Completing the Stress Cycle
It has been 2 weeks. I have JUST started opening the door to my home and felt like it was my home again. It is quiet. It smells like my house. The sense of calm I was craving - the calm that only walking into your own home can provide to you -is back. You know what this feels like.
But have I felt joy? No. Exhilaration? No. Pure adrenaline? No.
My friends ask “Are you so happy?” "Does it feel so good?”
I mean, yes. But also no.
I know that her in this apartment is a temporary reprieve. It is 5% of the total that needs to be completed before this is over. This was the part I had the impact to move forward. The rest of it is completely out of our control and before it is all over we will need to have so many more hard conversations with her. I enjoy the sense of calm that is returning but I feel that the stop button hasn’t been pushed; only the pause button.
Last weekend a friend sent me the link to the Brene Brown podcast talking with the authors of the book Burnout. They talk about emotional burnout. They dig deep into the importance of completing the stress cycle and explain how just because the stressor is eliminated it doesn’t mean the stress has evaporated.
Talk about a lightening bolt to the soul. It hit me so hard. It was so exactly what I was feeling and where I was at. We don’t have a roommate anymore but it doesn’t mean life is back to normal. She was an extra level of stress piled on top of us. We are still in a pandemic. School routines are still changing and forcing us to adjust - again. The election.. omg. Holidays are around the corner while case counts are jumping and we kept casually talking about how winter was going to be hard and then BAM. In the space of 7 days we went from 80 degrees to winter. At least we didn’t have to rake this year.

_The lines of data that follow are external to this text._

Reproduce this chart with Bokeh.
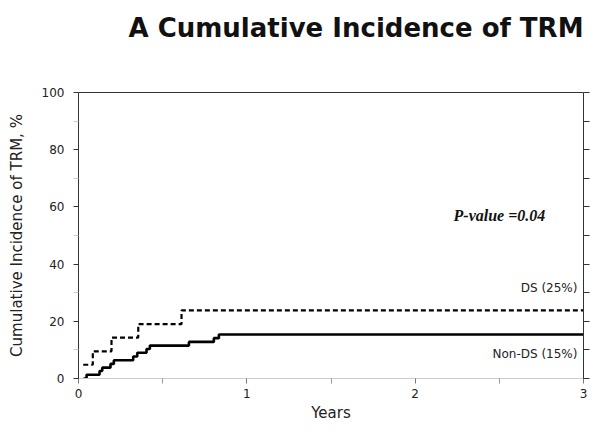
from bokeh.plotting import figure
from bokeh.models import (Range1d, LinearAxis, FixedTicker, Label)
from bokeh.embed import file_html
from bokeh.resources import INLINE

# Data (cumulative incidence, %)
ds_years = [0.028, 0.085, 0.196, 0.355, 0.612, 3.0]
ds_cuminc = [4.8, 9.5, 14.3, 19.0, 23.8, 23.8]

nonds_years = [0.03, 0.048, 0.125, 0.141, 0.19, 0.21, 0.325, 0.349, 0.404,
               0.424, 0.656, 0.804, 0.834, 3.0]
nonds_cuminc = [0.0, 1.3, 2.6, 3.8, 5.1, 6.4, 7.7, 9.0, 10.3, 11.5, 12.8,
                14.1, 15.4, 15.4]

x_ticks = [0, 1, 2, 3]
x_minor = [0.5, 1.5, 2.5]
y_ticks = [0, 20, 40, 60, 80, 100]
y_minor = [10, 30, 50, 70, 90]
right_ticks = [0, 10, 20, 30, 40, 50, 60, 70, 80, 90, 100]

title_text = "A Cumulative Incidence of TRM"
pvalue_text = "P-value =0.04"
ds_label = "DS (25%)"
nonds_label = "Non-DS (15%)"

FONT = "DejaVu Sans"
TXT = "#222222"

p = figure(width=592, height=424, output_backend="svg", toolbar_location=None,
           x_range=Range1d(0, 3), y_range=Range1d(0, 100),
           title_location=None,
           min_border_left=78, min_border_right=9, min_border_top=92,
           min_border_bottom=46, outline_line_color=None,
           background_fill_color="white", border_fill_color="white")
p.grid.visible = False

# Bottom axis
xa = p.xaxis[0]
xa.ticker = FixedTicker(ticks=x_ticks, minor_ticks=x_minor)
xa.axis_line_color = "#cccccc"
xa.major_tick_line_color = "#777777"
xa.minor_tick_line_color = "#999999"
xa.major_tick_in = 0
xa.major_tick_out = 5
xa.minor_tick_in = 0
xa.minor_tick_out = 5
xa.major_label_text_font = FONT
xa.major_label_text_font_size = "12px"
xa.major_label_text_color = TXT
xa.major_label_standoff = 5
xa.axis_label = "Years"
xa.axis_label_text_font = FONT
xa.axis_label_text_font_size = "15px"
xa.axis_label_text_font_style = "normal"
xa.axis_label_text_color = TXT
xa.axis_label_standoff = 3

# Left axis
ya = p.yaxis[0]
ya.ticker = FixedTicker(ticks=y_ticks, minor_ticks=y_minor)
ya.axis_line_color = "#333333"
ya.major_tick_line_color = "#333333"
ya.minor_tick_line_color = "#cccccc"
ya.major_tick_in = 0
ya.major_tick_out = 5
ya.minor_tick_in = 0
ya.minor_tick_out = 5
ya.major_label_text_font = FONT
ya.major_label_text_font_size = "12px"
ya.major_label_text_color = TXT
ya.major_label_standoff = 9
ya.axis_label = "Cumulative Incidence of TRM, %"
ya.axis_label_text_font = FONT
ya.axis_label_text_font_size = "15px"
ya.axis_label_text_font_style = "normal"
ya.axis_label_text_color = TXT
ya.axis_label_standoff = 13

# Right axis (ticks only, empty labels)
ra = LinearAxis(ticker=FixedTicker(ticks=right_ticks, minor_ticks=[]),
                axis_line_color="#333333", major_tick_line_color="#333333",
                major_tick_in=0, major_tick_out=6,
                minor_tick_line_color=None,
                major_label_overrides={t: "" for t in right_ticks},
                major_label_standoff=0)
p.add_layout(ra, "right")

# Top border (axis line only)
ta = LinearAxis(ticker=FixedTicker(ticks=[], minor_ticks=[]),
                axis_line_color="#333333", major_tick_line_color=None,
                minor_tick_line_color=None, major_label_standoff=0)
p.add_layout(ta, "above")

# Title as a label placed in the top panel (not clipped to the frame)
p.add_layout(Label(x=3.0, y=122.6, text=title_text, text_align="right",
                   text_baseline="alphabetic", text_font=FONT,
                   text_font_size="26px", text_font_style="bold",
                   text_color="#111111"), "above")

# Curves
p.step(x=ds_years, y=ds_cuminc, mode="after", line_color="black",
       line_width=2.2, line_dash="5 3")
p.step(x=nonds_years, y=nonds_cuminc, mode="after", line_color="black",
       line_width=2.6)

# Texts
p.add_layout(Label(x=2.228, y=56.9, text=pvalue_text, text_align="left",
                   text_baseline="alphabetic", text_font="Liberation Serif",
                   text_font_size="16px", text_font_style="bold italic",
                   text_color="#111111"))
p.add_layout(Label(x=2.964, y=31.8, text=ds_label, text_align="right",
                   text_baseline="alphabetic", text_font=FONT,
                   text_font_size="12px", text_color=TXT))
p.add_layout(Label(x=2.964, y=8.7, text=nonds_label, text_align="right",
                   text_baseline="alphabetic", text_font=FONT,
                   text_font_size="12px", text_color=TXT))

open("out.html", "w").write(file_html(p, INLINE))
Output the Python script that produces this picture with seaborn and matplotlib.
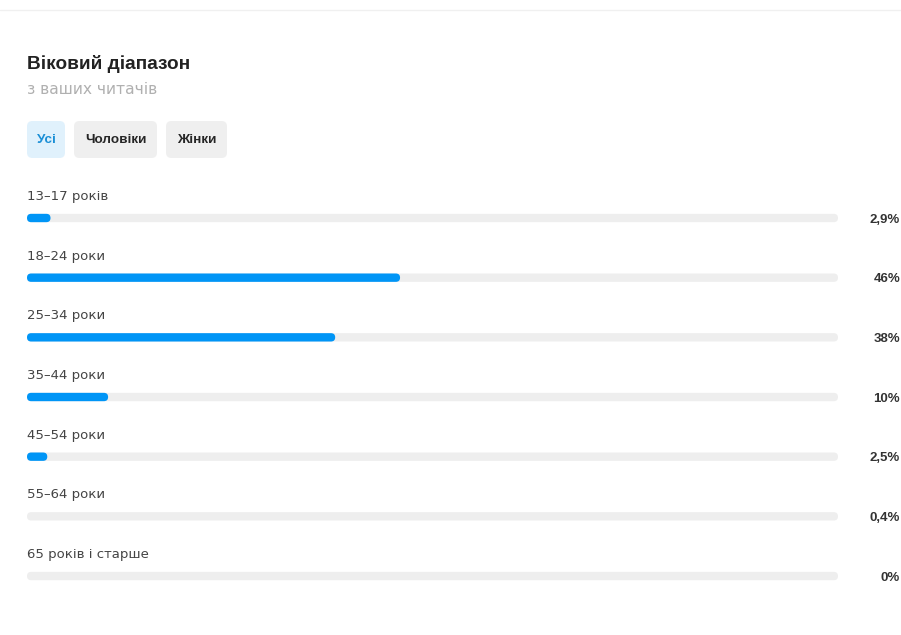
import matplotlib
matplotlib.use("Agg")
import matplotlib.pyplot as plt
import matplotlib.transforms as mtransforms
from matplotlib.patches import FancyBboxPatch
from matplotlib.lines import Line2D
import seaborn as sns
import pandas as pd

# ---- data ----
categories = ["13–17 років", "18–24 роки", "25–34 роки", "35–44 роки",
              "45–54 роки", "55–64 роки", "65 років і старше"]
values = [2.9, 46, 38, 10, 2.5, 0.4, 0]
value_labels = ["2,9%", "46%", "38%", "10%", "2,5%", "0,4%", "0%"]
title = "Віковий діапазон"
subtitle = "з ваших читачів"
tabs = ["Усі", "Чоловіки", "Жінки"]

W, H = 901, 635
sns.set_theme(style="white")
plt.rcParams["font.family"] = ["Liberation Sans", "DejaVu Sans"]
WIDE = ["DejaVu Sans"]

fig = plt.figure(figsize=(W / 100, H / 100), dpi=100)
fig.patch.set_facecolor("white")

def fx(px):
    return px / W

def fy(py):
    return 1 - py / H

# axes over track area
top_px, step = 218, 59.67
y0 = top_px - step / 2
y1 = top_px + step * 6 + step / 2
ax = fig.add_axes([fx(27), fy(y1), fx(838) - fx(27), (y1 - y0) / H])
ax.set_facecolor("none")

df = pd.DataFrame({"cat": categories, "val": values, "track": [100] * len(values)})
bar_h = 0.14
sns.barplot(data=df, y="cat", x="track", color="#eeeeee", saturation=1,
            width=bar_h, ax=ax, orient="h")
sns.barplot(data=df, y="cat", x="val", color="#0095f6", saturation=1,
            width=bar_h, ax=ax, orient="h")
ax.set_xlim(0, 100)
ax.set_ylim(6.5, -0.5)
ax.axis("off")

# round the bars (very short fills are not visible in the app)
fig.canvas.draw()
patches = list(ax.patches)
for i, p in enumerate(patches):
    bb = p.get_window_extent()
    p.remove()
    if bb.width < bb.height:
        continue
    r = bb.height / 2
    fb = FancyBboxPatch((bb.x0, bb.y0), bb.width, bb.height,
                        boxstyle=f"round,pad=0,rounding_size={r}",
                        transform=None, facecolor=p.get_facecolor(),
                        edgecolor="none", zorder=2 if i >= len(values) else 1)
    fig.add_artist(fb)

# labels
trans_left = mtransforms.blended_transform_factory(fig.transFigure, ax.transData)
for i, (c, lab) in enumerate(zip(categories, value_labels)):
    ax.text(fx(27), i - 0.36, c, transform=trans_left, ha="left", va="center",
            fontsize=9.5, color="#444444", family=WIDE)
    ax.text(fx(900), i + 0.03, lab, transform=trans_left, ha="right", va="center",
            fontsize=9.5, color="#333333", fontweight="bold")

# header
fig.add_artist(Line2D([0, 1], [fy(10), fy(10)], color="#f0f0f0", lw=1))
fig.text(fx(27), fy(64), title, ha="left", va="center", fontsize=13.7,
         fontweight="bold", color="#222222")
fig.text(fx(27), fy(90), subtitle, ha="left", va="center", fontsize=11.2,
         color="#b0b0b0", family=WIDE)

tab_boxes = [(27, 65), (74, 157), (166, 227)]
for k, (t, (a, b)) in enumerate(zip(tabs, tab_boxes)):
    bg = "#e0f1fc" if k == 0 else "#efefef"
    tc = "#1a8fd6" if k == 0 else "#262626"
    box = FancyBboxPatch((fx(a), fy(158)), fx(b) - fx(a), (158 - 121) / H,
                         boxstyle="round,pad=0,rounding_size=0.006",
                         transform=fig.transFigure, facecolor=bg,
                         edgecolor="none", mutation_aspect=W / H)
    fig.add_artist(box)
    fig.text(fx((a + b) / 2), fy(140), t, ha="center", va="center",
             fontsize=9.7, fontweight="bold", color=tc)

fig.savefig("out.png", dpi=100, facecolor="white")
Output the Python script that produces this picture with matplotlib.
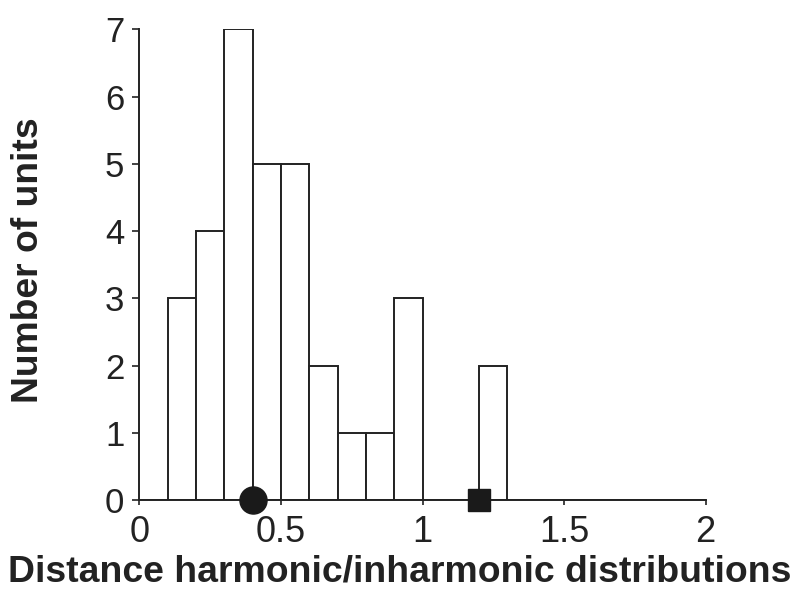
import matplotlib
matplotlib.use('Agg')
import matplotlib.pyplot as plt
import numpy as np

# ── Data ──────────────────────────────────────────────────────────────────────
bin_left = [0.0, 0.1, 0.2, 0.3, 0.4, 0.5, 0.6, 0.7, 0.8, 0.9,
            1.0, 1.1, 1.2, 1.3, 1.4, 1.5, 1.6, 1.7, 1.8, 1.9]
counts   = [0, 3, 4, 7, 5, 5, 2, 1, 1, 3,
            0, 0, 2, 0, 0, 0, 0, 0, 0, 0]
bin_width = 0.1

circle_x = 0.4     # mean marker (circle)
square_x = 1.2     # mean marker (square)

x_ticks = [0, 0.5, 1, 1.5, 2]
x_tick_labels = ['0', '0.5', '1', '1.5', '2']
y_ticks = [0, 1, 2, 3, 4, 5, 6, 7]

plt.rcParams['font.family'] = ['Liberation Sans', 'DejaVu Sans']
INK = '#222222'

W, H = 798, 597
fig = plt.figure(figsize=(W / 100, H / 100), dpi=100)
ax = fig.add_axes([139.3 / W, 1 - 500 / H, (705.7 - 139.3) / W, (500 - 29.3) / H])

ax.bar(bin_left, counts, width=bin_width, align='edge',
       facecolor='white', edgecolor=INK, linewidth=1.4, zorder=2)

ax.plot([circle_x], [0], 'o', ms=19.5, color='#1a1a1a', clip_on=False, zorder=5)
ax.plot([square_x], [0], 's', ms=16, color='#1a1a1a', clip_on=False, zorder=5)

ax.set_xlim(0, 2)
ax.set_ylim(0, 7)
ax.set_xticks(x_ticks)
ax.set_xticklabels(x_tick_labels)
ax.set_yticks(y_ticks)

for s in ['top', 'right']:
    ax.spines[s].set_visible(False)
for s in ['left', 'bottom']:
    ax.spines[s].set_linewidth(1.4)
    ax.spines[s].set_color(INK)
    ax.spines[s].set_zorder(3)

ax.tick_params(axis='both', width=1.2, color=INK, labelcolor=INK)
ax.tick_params(axis='x', labelsize=26, length=3.6, pad=7)
ax.tick_params(axis='y', labelsize=25, length=4.7, pad=6)

# axis titles (the reference centres the x title on the figure, not the axes)
fig.text(400 / W, 1 - 582 / H, 'Distance harmonic/inharmonic distributions',
         fontsize=26.9, fontweight='bold', color=INK, ha='center', va='baseline')
fig.text(29 / W, 1 - 260 / H, 'Number of units', fontsize=26.8, fontweight='bold',
         color=INK, rotation=90, ha='center', va='center')

fig.savefig('out.png', dpi=100)
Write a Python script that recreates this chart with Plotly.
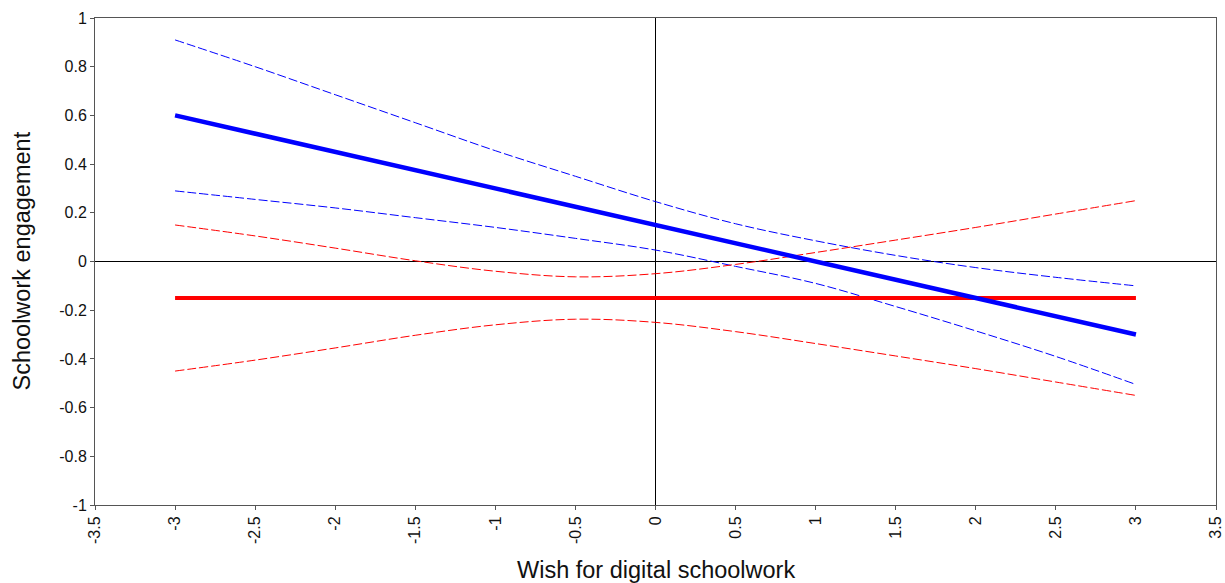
import plotly.graph_objects as go

# Data
x_vals = [-3, -2.5, -2, -1.5, -1, -0.5, 0, 0.5, 1, 1.5, 2, 2.5, 3]

blue_mid = [0.6, 0.525, 0.45, 0.375, 0.3, 0.225, 0.15, 0.075, 0.0, -0.075, -0.15, -0.225, -0.3]
blue_upper = [0.91, 0.80, 0.685, 0.57, 0.455, 0.35, 0.246, 0.155, 0.085, 0.025, -0.025, -0.065, -0.10]
blue_lower = [0.29, 0.255, 0.22, 0.18, 0.14, 0.095, 0.047, -0.02, -0.09, -0.185, -0.285, -0.39, -0.505]

red_mid = [-0.15, -0.15, -0.15, -0.15, -0.15, -0.15, -0.15, -0.15, -0.15, -0.15, -0.15, -0.15, -0.15]
red_upper = [0.15, 0.105, 0.055, 0.003, -0.04, -0.063, -0.05, -0.012, 0.037, 0.088, 0.14, 0.195, 0.25]
red_lower = [-0.45, -0.405, -0.355, -0.303, -0.26, -0.237, -0.25, -0.288, -0.337, -0.388, -0.44, -0.495, -0.55]

x_ticks = [-3.5, -3, -2.5, -2, -1.5, -1, -0.5, 0, 0.5, 1, 1.5, 2, 2.5, 3, 3.5]
x_ticklabels = ["-3.5", "-3", "-2.5", "-2", "-1.5", "-1", "-0.5", "0", "0.5", "1", "1.5", "2", "2.5", "3", "3.5"]
y_ticks = [-1, -0.8, -0.6, -0.4, -0.2, 0, 0.2, 0.4, 0.6, 0.8, 1]
y_ticklabels = ["-1", "-0.8", "-0.6", "-0.4", "-0.2", "0", "0.2", "0.4", "0.6", "0.8", "1"]

x_title = "Wish for digital schoolwork"
y_title = "Schoolwork engagement"

FONT = "Arial, Liberation Sans, sans-serif"
BLUE = "#0000ff"
RED = "#ff0000"
DASH = "9px,3px"

fig = go.Figure()

for ys, col in [(blue_upper, BLUE), (blue_lower, BLUE), (red_upper, RED), (red_lower, RED)]:
    fig.add_trace(go.Scatter(x=x_vals, y=ys, mode="lines",
                             line=dict(color=col, width=1, dash=DASH, shape="spline", smoothing=1),
                             hoverinfo="skip", showlegend=False))

fig.add_trace(go.Scatter(x=x_vals, y=red_mid, mode="lines",
                         line=dict(color=RED, width=4), showlegend=False))
fig.add_trace(go.Scatter(x=x_vals, y=blue_mid, mode="lines",
                         line=dict(color=BLUE, width=4.5), showlegend=False))

fig.update_layout(
    width=1225, height=583,
    margin=dict(l=95, r=9, t=18, b=78, autoexpand=False),
    paper_bgcolor="white", plot_bgcolor="white",
    font=dict(family=FONT, size=16, color="#111111"),
    showlegend=False,
    xaxis=dict(range=[-3.5, 3.5], tickmode="array", tickvals=x_ticks, ticktext=x_ticklabels,
               tickangle=-90, ticks="outside", ticklen=4, tickcolor="#555555",
               showline=True, linecolor="#555555", linewidth=1, mirror=True, automargin=False,
               showgrid=False, zeroline=True, zerolinecolor="#000000", zerolinewidth=1,
               tickfont=dict(family=FONT, size=16, color="#111111")),
    yaxis=dict(range=[-1, 1], tickmode="array", tickvals=y_ticks, ticktext=y_ticklabels,
               ticks="outside", ticklen=4, tickcolor="#555555",
               showline=True, linecolor="#555555", linewidth=1, mirror=True, automargin=False,
               showgrid=False, zeroline=True, zerolinecolor="#000000", zerolinewidth=1,
               tickfont=dict(family=FONT, size=16, color="#111111")),
    annotations=[
        dict(text=x_title, xref="paper", yref="paper", x=0.5, y=0.0, yshift=-65,
             xanchor="center", yanchor="middle", showarrow=False,
             font=dict(family=FONT, size=23.5, color="#111111")),
        dict(text=y_title, xref="paper", yref="paper", x=0, y=0.5, xshift=-74,
             xanchor="center", yanchor="middle", textangle=-90, showarrow=False,
             font=dict(family=FONT, size=23.5, color="#111111")),
    ],
)

fig.write_html("out.html", config={"displayModeBar": False},
               post_script="document.body.style.margin='0';document.body.style.overflow='hidden';")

So… yeah. Our roommate moving out didn’t magically make me feel better. Her leaving just removed a layer. All of the rest of the crud is still there. Every day I wake up focus on doing my best to support the education and the soul and the emotional heart of my child, doing my best to move the business forward in a meaningful way while all the rules are breaking, doing my best to support my spouse as he is burning out on his own from a long and sustained spike in volume we could never have prepared for - while at the same time navigating through unprecedented production and supply chain issues, and then last but not least doing my best to take care of me and my own health and just trying my damnest to make dinner every night. Honestly that is all I have time for. Period. I have missed things and I will continue to miss things and that is just how it is. My free time is spent very intentionally focused on completing the stress cycle.